Rodgers' tactics proving masterful during various points in Liverpool's season

LONDON -- Context is everything. Once upon a time Liverpool, backed by the US futures-based wealth of John W Henry, would have been seen as a menace, buying success and driving out local concerns who generate their income organically. These days, with soccer essentially functioning as the entertainment wing of the petro-chemical industry, Liverpool seems like a plucky underdog taking on the unimaginable resources of Roman Abramovich and Sheikh Mansour.
The numbers, for what they're worth, show Liverpool spent a net £21.5million on transfers this season; Chelsea a net £49.4m and Manchester City a net £43.2m. Quibbling over net spends has been a feature of Liverpool (and Arsenal) for a decade or so and a quick scan of fan sites will find plenty of pages that seek to prove that in terms of points per net pound spent, Liverpool and Arsenal have dominated the Premier League for years. But there is a more serious issue in this era of superclubs, which is the value of coaching.
The likes of Liverpool, Borussia Dortmund and Atletico Madrid show it is possible to compete without enormous resources, that with a clear strategy and an inspired coach it is possible, at least in the short term, for more ordinary clubs to compete with the staggeringly rich, that success in football is about more than just who has the deepest pockets.
In fact, there's even a sense that Liverpool is thriving despite its signings. Of the eight players who have arrived over the past year, only Simon Mignolet can really be judged a success so far. Kolo Toure has been prone to spectacular gaffes, while Mamadou Sakho, Tiago Ilori, Iago Aspas, Luis Alberto and the two loan signings, Victor Moses and Aly Cissokho, rarely play.

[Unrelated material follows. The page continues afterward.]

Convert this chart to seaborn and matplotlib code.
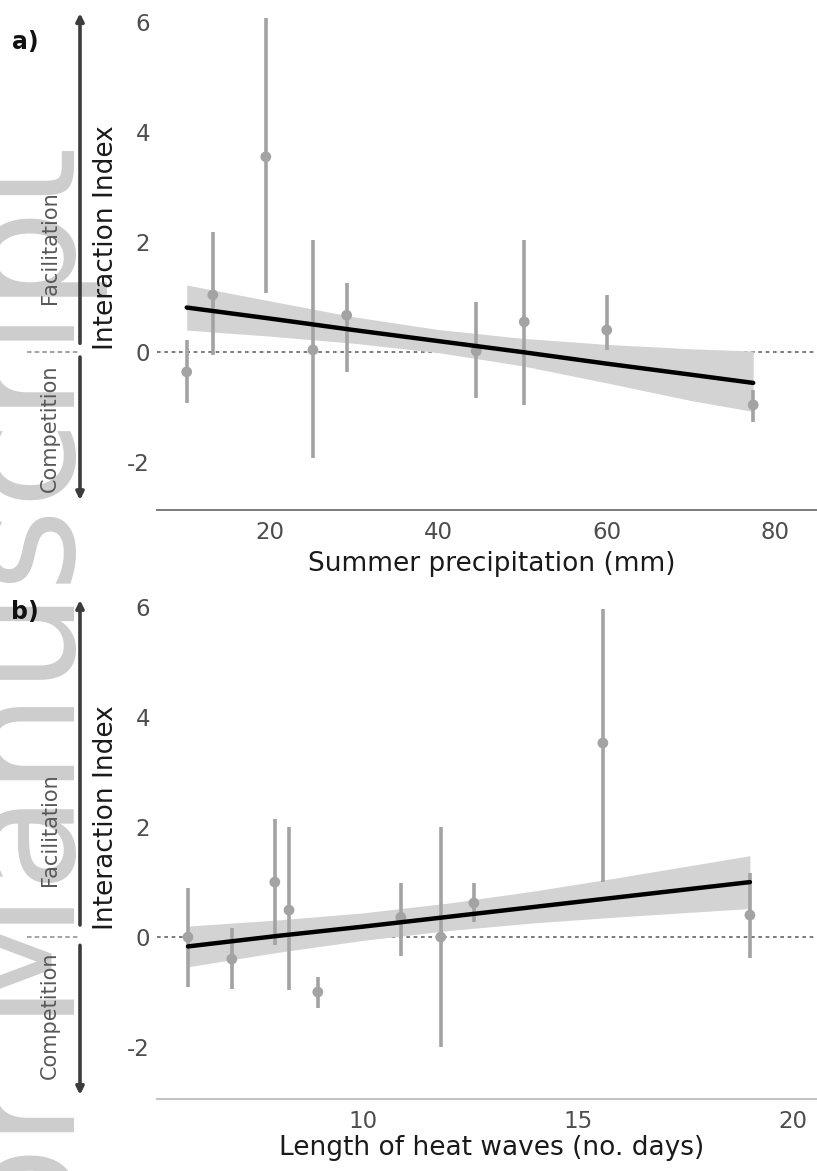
import matplotlib
matplotlib.use("Agg")
import matplotlib.pyplot as plt
import numpy as np
import pandas as pd
import seaborn as sns

# ---- data: panel a, summer precipitation ----
precip_mm = [10.1, 13.2, 19.5, 25.1, 29.1, 44.5, 50.2, 60.0, 77.4]
precip_index = [-0.36, 1.04, 3.55, 0.04, 0.67, 0.02, 0.55, 0.40, -0.96]
precip_lower = [-0.93, -0.05, 1.07, -1.93, -0.36, -0.84, -0.96, 0.04, -1.27]
precip_upper = [0.22, 2.18, 6.07, 2.04, 1.25, 0.91, 2.04, 1.04, -0.69]

precip_fit_x = [10.1, 20, 30, 40, 50, 60, 70, 77.4]
precip_fit_y = [0.81, 0.61, 0.40, 0.20, 0.00, -0.21, -0.41, -0.56]
precip_fit_lo = [0.40, 0.29, 0.16, -0.01, -0.25, -0.56, -0.88, -1.08]
precip_fit_hi = [1.22, 0.93, 0.64, 0.41, 0.25, 0.14, 0.06, 0.02]

# ---- data: panel b, heat wave length ----
heat_days = [5.93, 6.95, 7.95, 8.28, 8.95, 10.88, 11.81, 12.58, 15.58, 19.0]
heat_index = [0.0, -0.40, 1.0, 0.49, -1.0, 0.36, 0.0, 0.62, 3.53, 0.40]
heat_lower = [-0.91, -0.95, -0.15, -0.96, -1.29, -0.35, -2.0, 0.27, 1.0, -0.38]
heat_upper = [0.89, 0.16, 2.15, 2.0, -0.72, 0.98, 2.0, 0.98, 5.96, 1.16]

heat_fit_x = [5.93, 8, 10, 12, 14, 16, 19.0]
heat_fit_y = [-0.17, 0.02, 0.19, 0.37, 0.55, 0.73, 1.0]
heat_fit_lo = [-0.54, -0.28, -0.06, 0.12, 0.26, 0.37, 0.52]
heat_fit_hi = [0.20, 0.31, 0.44, 0.62, 0.84, 1.09, 1.48]

y_ticks = [-2, 0, 2, 4, 6]
precip_ticks = [20, 40, 60, 80]
heat_ticks = [10, 15, 20]

sns.set_theme(style="white")
plt.rcParams["font.family"] = ["DejaVu Sans"]
plt.rcParams["axes.unicode_minus"] = False

W, H = 817, 1171
fig = plt.figure(figsize=(W / 100, H / 100), dpi=100)

POINT_GREY = "#a3a3a3"
BAND_GREY = "#d3d3d3"
TICK_GREY = "#4d4d4d"


def px_box(left, top, right, bottom):
    return [left / W, 1 - bottom / H, (right - left) / W, (bottom - top) / H]


# watermark running up the left margin, kept underneath everything else
fig.text(75 / W, 1 - 146 / H, "Author Manuscript", rotation=90,
         rotation_mode="anchor", ha="right", va="baseline", fontsize=115,
         color="#cdcdcd", zorder=-5)


def draw_panel(box, xs, ys, lo, hi, fx, fy, flo, fhi, xlim, ylim, xticks,
               xlabel, letter, letter_y, spine_color, ylab_y, xlab_y,
               fac_y, comp_y, up_arrow, down_arrow):
    ax = fig.add_axes(px_box(*box))
    ax.set_facecolor("none")
    pts = pd.DataFrame({"x": xs, "y": ys, "lo": lo, "hi": hi})
    fit = pd.DataFrame({"x": fx, "y": fy, "lo": flo, "hi": fhi})

    ax.axhline(0, color="#666666", lw=1.2, ls=(0, (2.2, 2.2)), zorder=1)
    ax.fill_between(fit["x"], fit["lo"], fit["hi"], color=BAND_GREY, lw=0, zorder=2)
    ax.vlines(pts["x"], pts["lo"], pts["hi"], color=POINT_GREY, lw=2.6, zorder=3)
    sns.scatterplot(data=pts, x="x", y="y", ax=ax, color=POINT_GREY, s=60,
                    edgecolor="none", zorder=4, legend=False)
    sns.lineplot(data=fit, x="x", y="y", ax=ax, color="black", lw=3.2, zorder=5)

    ax.set_xlim(*xlim)
    ax.set_ylim(*ylim)
    ax.set_xticks(xticks)
    ax.set_yticks(y_ticks)
    for s in ["top", "right", "left"]:
        ax.spines[s].set_visible(False)
    ax.spines["bottom"].set_color(spine_color)
    ax.spines["bottom"].set_linewidth(1.3)
    ax.tick_params(axis="both", labelsize=16.5, labelcolor=TICK_GREY,
                   color="#8a8a8a", length=3, width=1, direction="out")
    ax.tick_params(axis="y", pad=2)
    ax.tick_params(axis="x", pad=5)
    ax.set_xlabel(xlabel, fontsize=19, color="#1a1a1a")
    ax.xaxis.set_label_coords(0.507, xlab_y)
    ax.set_ylabel("Interaction Index", fontsize=19, color="#1a1a1a")
    ax.yaxis.set_label_coords(-0.058, ylab_y)

    # side strip with the facilitation / competition arrows
    side = fig.add_axes(px_box(0, box[1], box[0], box[3]))
    side.set_xlim(0, 1)
    side.set_ylim(*ylim)
    side.axis("off")
    side.patch.set_alpha(0)
    ax_x = 80 / box[0]
    side.annotate("", xy=(ax_x, up_arrow[1]), xytext=(ax_x, up_arrow[0]),
                  arrowprops=dict(arrowstyle="-|>", lw=2.6, color="#3c3c3c",
                                  mutation_scale=11, shrinkA=0, shrinkB=0))
    side.annotate("", xy=(ax_x, down_arrow[1]), xytext=(ax_x, down_arrow[0]),
                  arrowprops=dict(arrowstyle="-|>", lw=2.6, color="#3c3c3c",
                                  mutation_scale=11, shrinkA=0, shrinkB=0))
    side.plot([27 / box[0], 78 / box[0]], [0, 0], color="#8c8c8c", lw=1.1,
              ls=(0, (3, 2)))
    side.text(50 / box[0], fac_y, "Facilitation", rotation=90, ha="center",
              va="center", fontsize=15, color="#585858")
    side.text(50 / box[0], comp_y, "Competition", rotation=90, ha="center",
              va="center", fontsize=15, color="#585858")

    fig.text(25 / W, 1 - letter_y / H, letter, fontsize=17, fontweight="bold",
             ha="center", va="center", color="#111111")
    return ax


draw_panel((157, 0, 817, 510), precip_mm, precip_index, precip_lower, precip_upper,
           precip_fit_x, precip_fit_y, precip_fit_lo, precip_fit_hi,
           (6.57, 84.98), (-2.87, 6.4), precip_ticks,
           "Summer precipitation (mm)", "a)", 42, "#6f6f6f", 0.535, -0.080,
           1.9, -1.38, (0.16, 6.16), (-0.09, -2.69))

draw_panel((157, 583, 817, 1099), heat_days, heat_index, heat_lower, heat_upper,
           heat_fit_x, heat_fit_y, heat_fit_lo, heat_fit_hi,
           (5.21, 20.56), (-2.945, 6.44), heat_ticks,
           "Length of heat waves (no. days)", "b)", 612, "#bdbdbd", 0.545, -0.070,
           1.95, -1.42, (0.22, 6.13), (-0.15, -2.87))

fig.savefig("out.png", dpi=100)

The examples of Joe Allen and Jordan Henderson, though, signed last season and widely written off only to enjoy renaissances this season, mean nobody will be too critical just yet. That was once the Liverpool way: sign a young player, keep him in the reserves for a few months while he learned what the club expected of him and then unleash him. Liverpool, perhaps, is re-teaching football the value of patience. Henderson, so derided last season, has emerged as one of the players of the season and will almost certainly be in England's World Cup squad. That, of course, is the value of coaching: Rodgers makes players better.
It helps, of course, that Liverpool has a strike pairing of the quality of Luis Suarez and Daniel Sturridge, backed up by a hugely promising young player in a streak of such form and confidence as Raheem Sterling. They have pace, skill and imagination and, at the moment, are as close to unplayable as football can be. A record of 88 goals in 32 games means that, at the moment, Liverpool has scored more goals per game than any other English top-flight side in post-War history. It hasn't failed to score in a league game since Arsenal shut it out at the beginning of November.
Yet even there, Rodgers must take credit, and not just for giving Sterling, who only turned 19 in December, his head so young. It's one of the cliches of punditry that the best teams simply play their own game and don't worry too much about the opposition (a theory that ignores the intense micromanagement of managers so ostensibly different as Pep Guardiola and Jose Mourinho), but Rodgers keeps making subtle tweaks.
In Sunday's 4-0 win over Tottenham, for instance, he played a 4-1-3-2, using Sterling, Henderson and Philippe Coutinho behind Suarez and Sturridge. That was a risk, leaving the back four protected by only Steven Gerrard, but it allowed Liverpool to press with five men high up the pitch, unsettling a jittery Tottenham backline. In the 2-1 win over Sunderland and the 6-3 win against Cardiff, Sterling was rested, and Coutinho used at the peak of a diamond behind Suarez and Sturridge: control the midfield through weight of numbers, deny weaker opposition enough of the ball to create a threat wide and let the front three do their work. In the 3-0 win over Manchester United, it was Sterling used at the top of the midfield, using his pace to tear through United's sluggish deep midfield. Against Fulham and Swansea, Sterling was used wide with Suarez almost as an inside forward on the other side of Sturridge, stretching the play, looking to play around sides likely to sit deep against it.
There is flexibility and variety. It's difficult for teams to predict exactly how Liverpool will set up and given that all of Suarez, Sturridge and Sterling are quick, technically gifted and can play anywhere across the front line, with the elegance of Coutinho to knit them together, the possible combinations are almost limitless, and can constantly be adjusted to take advantage of the opposition's weaknesses.
But the Liverpool story is bigger than specifics. This is about a sport being about more than accounting, about proving that gifted players, properly managed, can still -- perhaps -- win the biggest prizes. Liverpool may be a David that would have been a Goliath in any other age, but it is leading the fight for the non-superclubs.